--- Start of Raw data ---

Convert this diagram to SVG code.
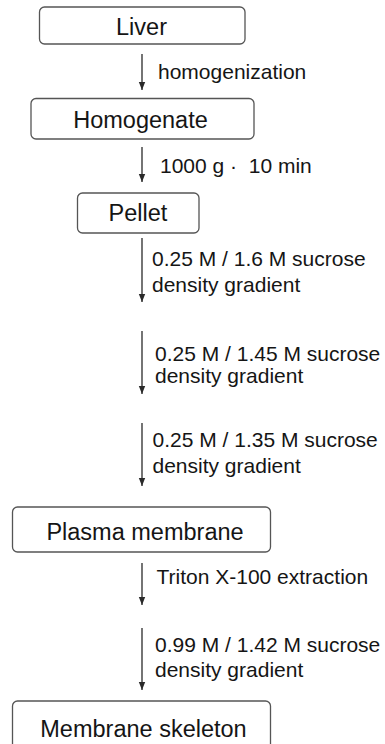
<svg xmlns="http://www.w3.org/2000/svg" width="385" height="744" viewBox="0 0 385 744">
  <style>
    .box { fill: #ffffff; stroke: #555555; stroke-width: 1.3; }
    .node-text { font-family: "Liberation Sans", Arial, sans-serif; font-size: 23.5px; fill: #151515; text-anchor: middle; }
    .label { font-family: "Liberation Sans", Arial, sans-serif; font-size: 21px; fill: #151515; }
    .conn { stroke: #2a2a2a; stroke-width: 1.3; fill: none; marker-end: url(#arrow); }
  </style>
  <defs>
    <marker id="arrow" viewBox="0 0 8 8" refX="8" refY="4" markerWidth="8" markerHeight="8" markerUnits="userSpaceOnUse" orient="auto">
      <path d="M0,0.8 L8,4 L0,7.2 Z" fill="#2a2a2a"/>
    </marker>
  </defs>
  <rect width="385" height="744" fill="#ffffff"/>

  <g id="liver">
    <rect class="box" x="39.5" y="7" width="205.5" height="37" rx="5"/>
    <text class="node-text" x="141.5" y="35">Liver</text>
  </g>
  <g id="homogenate">
    <rect class="box" x="31" y="98.5" width="223" height="40.5" rx="5"/>
    <text class="node-text" x="140.5" y="128">Homogenate</text>
  </g>
  <g id="pellet">
    <rect class="box" x="77.5" y="193" width="121.5" height="40" rx="5"/>
    <text class="node-text" x="138" y="220.5">Pellet</text>
  </g>
  <g id="plasma-membrane">
    <rect class="box" x="12.5" y="507" width="258" height="45" rx="5"/>
    <text class="node-text" x="145" y="540">Plasma membrane</text>
  </g>
  <g id="membrane-skeleton">
    <rect class="box" x="12.5" y="701" width="258" height="50" rx="5"/>
    <text class="node-text" x="143.5" y="736.5">Membrane skeleton</text>
  </g>

  <g id="connectors">
    <line class="conn" x1="142" y1="54" x2="142" y2="90"/>
    <line class="conn" x1="142" y1="147" x2="142" y2="182"/>
    <line class="conn" x1="142" y1="238" x2="142" y2="302"/>
    <line class="conn" x1="142" y1="331" x2="142" y2="394"/>
    <line class="conn" x1="142" y1="423" x2="142" y2="486"/>
    <line class="conn" x1="142" y1="563" x2="142" y2="605"/>
    <line class="conn" x1="142" y1="628" x2="142" y2="690"/>
  </g>

  <g id="labels">
    <text class="label" x="158" y="79">homogenization</text>
    <text class="label" x="160" y="173">1000 g ·&#160; 10 min</text>
    <text class="label" x="152" y="265.5">0.25 M / 1.6 M sucrose</text>
    <text class="label" x="152" y="291.5">density gradient</text>
    <text class="label" x="155" y="360.5">0.25 M / 1.45 M sucrose</text>
    <text class="label" x="155" y="382.5">density gradient</text>
    <text class="label" x="152.5" y="446.5">0.25 M / 1.35 M sucrose</text>
    <text class="label" x="152.5" y="473">density gradient</text>
    <text class="label" x="156.5" y="584">Triton X-100 extraction</text>
    <text class="label" x="155" y="652">0.99 M / 1.42 M sucrose</text>
    <text class="label" x="155" y="677">density gradient</text>
  </g>
</svg>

--- End of Raw data ---

Reproduce every line above as written, skipping pictures.

Convert this diagram to SVG code.
<svg xmlns="http://www.w3.org/2000/svg" width="385" height="744" viewBox="0 0 385 744">
  <style>
    .box { fill: #ffffff; stroke: #555555; stroke-width: 1.3; }
    .node-text { font-family: "Liberation Sans", Arial, sans-serif; font-size: 23.5px; fill: #151515; text-anchor: middle; }
    .label { font-family: "Liberation Sans", Arial, sans-serif; font-size: 21px; fill: #151515; }
    .conn { stroke: #2a2a2a; stroke-width: 1.3; fill: none; marker-end: url(#arrow); }
  </style>
  <defs>
    <marker id="arrow" viewBox="0 0 8 8" refX="8" refY="4" markerWidth="8" markerHeight="8" markerUnits="userSpaceOnUse" orient="auto">
      <path d="M0,0.8 L8,4 L0,7.2 Z" fill="#2a2a2a"/>
    </marker>
  </defs>
  <rect width="385" height="744" fill="#ffffff"/>

  <g id="liver">
    <rect class="box" x="39.5" y="7" width="205.5" height="37" rx="5"/>
    <text class="node-text" x="141.5" y="35">Liver</text>
  </g>
  <g id="homogenate">
    <rect class="box" x="31" y="98.5" width="223" height="40.5" rx="5"/>
    <text class="node-text" x="140.5" y="128">Homogenate</text>
  </g>
  <g id="pellet">
    <rect class="box" x="77.5" y="193" width="121.5" height="40" rx="5"/>
    <text class="node-text" x="138" y="220.5">Pellet</text>
  </g>
  <g id="plasma-membrane">
    <rect class="box" x="12.5" y="507" width="258" height="45" rx="5"/>
    <text class="node-text" x="145" y="540">Plasma membrane</text>
  </g>
  <g id="membrane-skeleton">
    <rect class="box" x="12.5" y="701" width="258" height="50" rx="5"/>
    <text class="node-text" x="143.5" y="736.5">Membrane skeleton</text>
  </g>

  <g id="connectors">
    <line class="conn" x1="142" y1="54" x2="142" y2="90"/>
    <line class="conn" x1="142" y1="147" x2="142" y2="182"/>
    <line class="conn" x1="142" y1="238" x2="142" y2="302"/>
    <line class="conn" x1="142" y1="331" x2="142" y2="394"/>
    <line class="conn" x1="142" y1="423" x2="142" y2="486"/>
    <line class="conn" x1="142" y1="563" x2="142" y2="605"/>
    <line class="conn" x1="142" y1="628" x2="142" y2="690"/>
  </g>

  <g id="labels">
    <text class="label" x="158" y="79">homogenization</text>
    <text class="label" x="160" y="173">1000 g ·&#160; 10 min</text>
    <text class="label" x="152" y="265.5">0.25 M / 1.6 M sucrose</text>
    <text class="label" x="152" y="291.5">density gradient</text>
    <text class="label" x="155" y="360.5">0.25 M / 1.45 M sucrose</text>
    <text class="label" x="155" y="382.5">density gradient</text>
    <text class="label" x="152.5" y="446.5">0.25 M / 1.35 M sucrose</text>
    <text class="label" x="152.5" y="473">density gradient</text>
    <text class="label" x="156.5" y="584">Triton X-100 extraction</text>
    <text class="label" x="155" y="652">0.99 M / 1.42 M sucrose</text>
    <text class="label" x="155" y="677">density gradient</text>
  </g>
</svg>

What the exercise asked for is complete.